Ein Amokläufer oder ein Mörder? James Holmes im Juli 2012 vor Gericht.

Foto: dpa

Schon am heutigen Nachmittag wird sich dieser Eindruck im Arapahoe County District Court verflüchtigen. Dann beginnt in Centennial bei Denver im US-Bundesstaat Colorado mit langer Verspätung der Prozess gegen James Eagan Holmes. Der 27-jährige ehemalige Student der Neurowissenschaften muss sich wegen mehrfachen Mordes und rund 170 weiterer Straftaten von Waffenmissbrauch bis zur Bedrohung von Sicherheitskräften verantworten.

Er war am 20. Juli 2012 im Century 16-Multiplex-Kino im Vorort Aurora während der Premiere des Batman-Filmes "The Dark Knight Rises" mit Gasmaske und Schutzweste in einen der Säle gestürmt und hatte mit einem Sturmgewehr das Feuer eröffnet. Zwölf Menschen starben, fast 60 wurden teilweise schwer verletzt. Ein typischer Fall: Caleb Medley. Nach Kopfschüssen sitzt er linksseitig gelähmt im Rollstuhl. "Sein Sprachvermögen ist sehr eingeschränkt", sagte Ehefrau Katie. Trotzdem will Medley in den Zeugenstand treten.

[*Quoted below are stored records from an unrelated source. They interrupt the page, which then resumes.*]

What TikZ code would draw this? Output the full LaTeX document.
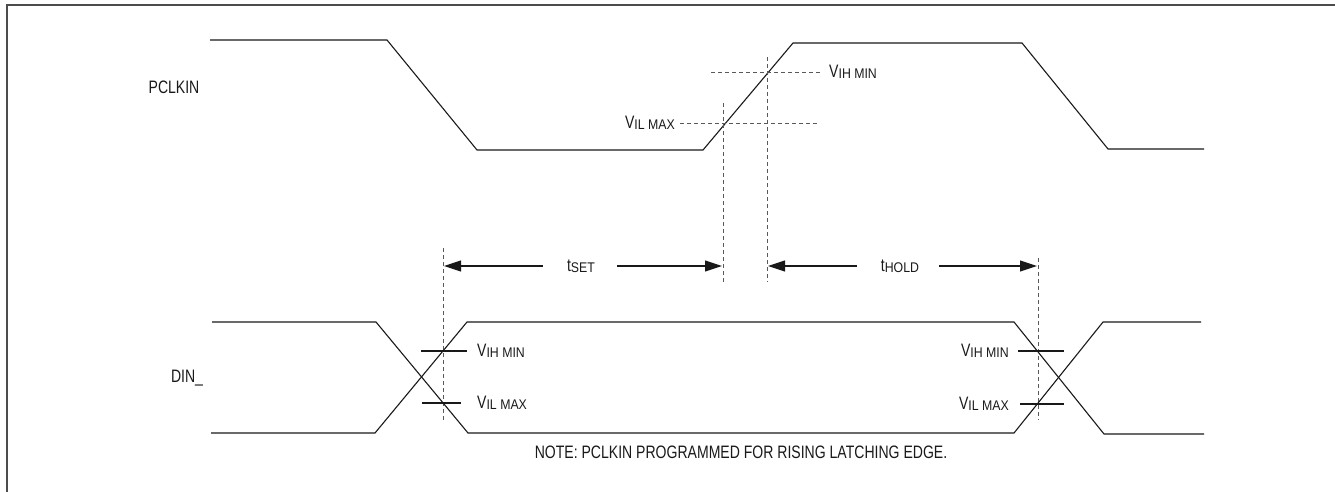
\documentclass[tikz,border=0pt]{standalone}
\usepackage{fontspec}
\setmainfont[FakeStretch=0.78]{Liberation Sans}
\newfontfamily\subfont[FakeStretch=0.88]{Liberation Sans}
\usetikzlibrary{arrows.meta}
\newcommand\lsub[1]{\raisebox{-1.5pt}{\subfont\fontsize{14}{15}\selectfont #1}}
\begin{document}
\begin{tikzpicture}[x=1pt,y=-1pt,
  sig/.style={draw=black!90, line width=1.1pt, line join=miter},
  dsh/.style={draw=black!65, line width=0.9pt, dash pattern=on 4pt off 3pt},
  tick/.style={draw=black!90, line width=1.1pt},
  arr/.style={draw=black!90, line width=1.1pt, -{Triangle[length=17pt,width=11pt]}},
  lbl/.style={inner sep=0pt, font=\fontsize{18}{20}\selectfont, text=black!90},
  frame/.style={draw=black!70, line width=2pt}]
\useasboundingbox (0,0) rectangle (1335,492);
% frame (top and left edges visible)
\coordinate (fbl) at (7,492);
\coordinate (ftl) at (7,5);
\coordinate (ftr) at (1335,5);
\draw[frame] (fbl) -- (ftl) -- (ftr);

% labels
\node[lbl] (pclk) at (174,87) {PCLKIN};
\node[lbl] (din) at (187,378) {DIN\_};

% PCLKIN waveform
\draw[sig] (210,40) -- (387,40) -- (477,150) -- (703,150) -- (793,43) -- (1022,43) -- (1108,149) -- (1204,149);

% thresholds on PCLKIN
\coordinate (vila) at (680,123);
\coordinate (vilb) at (818,123);
\coordinate (viha) at (711,72);
\coordinate (vihb) at (820,72);
\draw[dsh] (vila) -- (vilb);
\draw[dsh] (viha) -- (vihb);
\node[lbl, anchor=east] (vilt) at (675,123) {V\lsub{IL MAX}};
\node[lbl, anchor=west] (viht) at (829,72) {V\lsub{IH MIN}};

% vertical dashed lines
\coordinate (d1a) at (723,103); \coordinate (d1b) at (723,282);
\coordinate (d2a) at (767,57);  \coordinate (d2b) at (767,282);
\coordinate (d3a) at (443,248); \coordinate (d3b) at (443,422);
\coordinate (d4a) at (1038,258); \coordinate (d4b) at (1038,420);
\draw[dsh] (d1a) -- (d1b);
\draw[dsh] (d2a) -- (d2b);
\draw[dsh] (d3a) -- (d3b);
\draw[dsh] (d4a) -- (d4b);

% timing arrows
\node[lbl] (tset) at (581,266) {t\lsub{SET}};
\node[lbl] (thold) at (900,266) {t\lsub{HOLD}};
\coordinate (a1) at (444,266);
\coordinate (a2) at (722,266);
\coordinate (a3) at (768,266);
\coordinate (a4) at (1037,266);
\draw[arr] ([xshift=-24pt]tset.west |- a1) -- (a1);
\draw[arr] ([xshift=22pt]tset.east |- a2) -- (a2);
\draw[arr] ([xshift=-24pt]thold.west |- a3) -- (a3);
\draw[arr] ([xshift=20pt]thold.east |- a4) -- (a4);

% DIN waveform
\draw[sig] (212,322) -- (376,322) -- (468,433) -- (1014,433) -- (1103,322) -- (1201,322);
\draw[sig] (211,433) -- (375,433) -- (467,322) -- (1014,322) -- (1104,434) -- (1204,434);

% DIN threshold ticks
\coordinate (t1a) at (421,351); \coordinate (t1b) at (467,351);
\coordinate (t2a) at (422,403); \coordinate (t2b) at (461,403);
\coordinate (t3a) at (1018,351); \coordinate (t3b) at (1064,351);
\coordinate (t4a) at (1020,404); \coordinate (t4b) at (1064,404);
\draw[tick] (t1a) -- (t1b);
\draw[tick] (t2a) -- (t2b);
\draw[tick] (t3a) -- (t3b);
\draw[tick] (t4a) -- (t4b);
\node[lbl, anchor=west] (lvih) at (477,351) {V\lsub{IH MIN}};
\node[lbl, anchor=west] (lvil) at (477,403) {V\lsub{IL MAX}};
\node[lbl, anchor=east] (rvih) at (1009,351) {V\lsub{IH MIN}};
\node[lbl, anchor=east] (rvil) at (1009,404) {V\lsub{IL MAX}};

% note
\node[lbl] (note) at (741,452) {NOTE: PCLKIN PROGRAMMED FOR RISING LATCHING EDGE.};
\end{tikzpicture}
\end{document}
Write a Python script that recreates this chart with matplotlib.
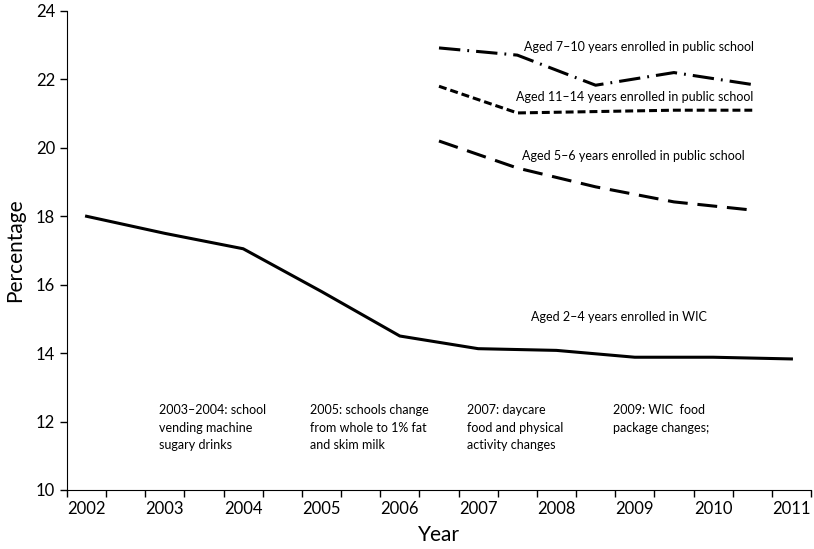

James Holmes wurde am Hintereingang des Kinos von der Polizei überwältigt. Er hat die Taten gestanden, plädierte bereits kurz nach dem Massaker auf "nicht schuldig". Seine Anwälte erklärten, er sei "von akuten psychotischen Notständen gequält gewesen". Kurzum: unzurechnungsfähig. Staatsanwalt George Brauchler hält dagegen: "Gerechtigkeit bedeutet im Fall Holmes den Tod." Er fordert die Giftspritze.

Holmes habe die Tat lange minutiös vorbereitet, sagt der Chefankläger. Holmes' Wohnung war mit Sprengladungen gespickt, damit Polizisten bei der Rekonstruierung des Verbrechens sterben. Er kaufte vier Waffen und 6000 Schuss Munition. Außerdem hatte er in Internet-Kontaktbörsen nach Frauen gesucht, die ihn später im Gefängnis besuchen. Für die Anklage Beleg genug für die These, dass "ihm die Folgen seines Amoklaufes bekannt waren und er der Todesstrafe entgehen will, indem er sich hinter einer behaupteten Geisteskrankheit versteckt".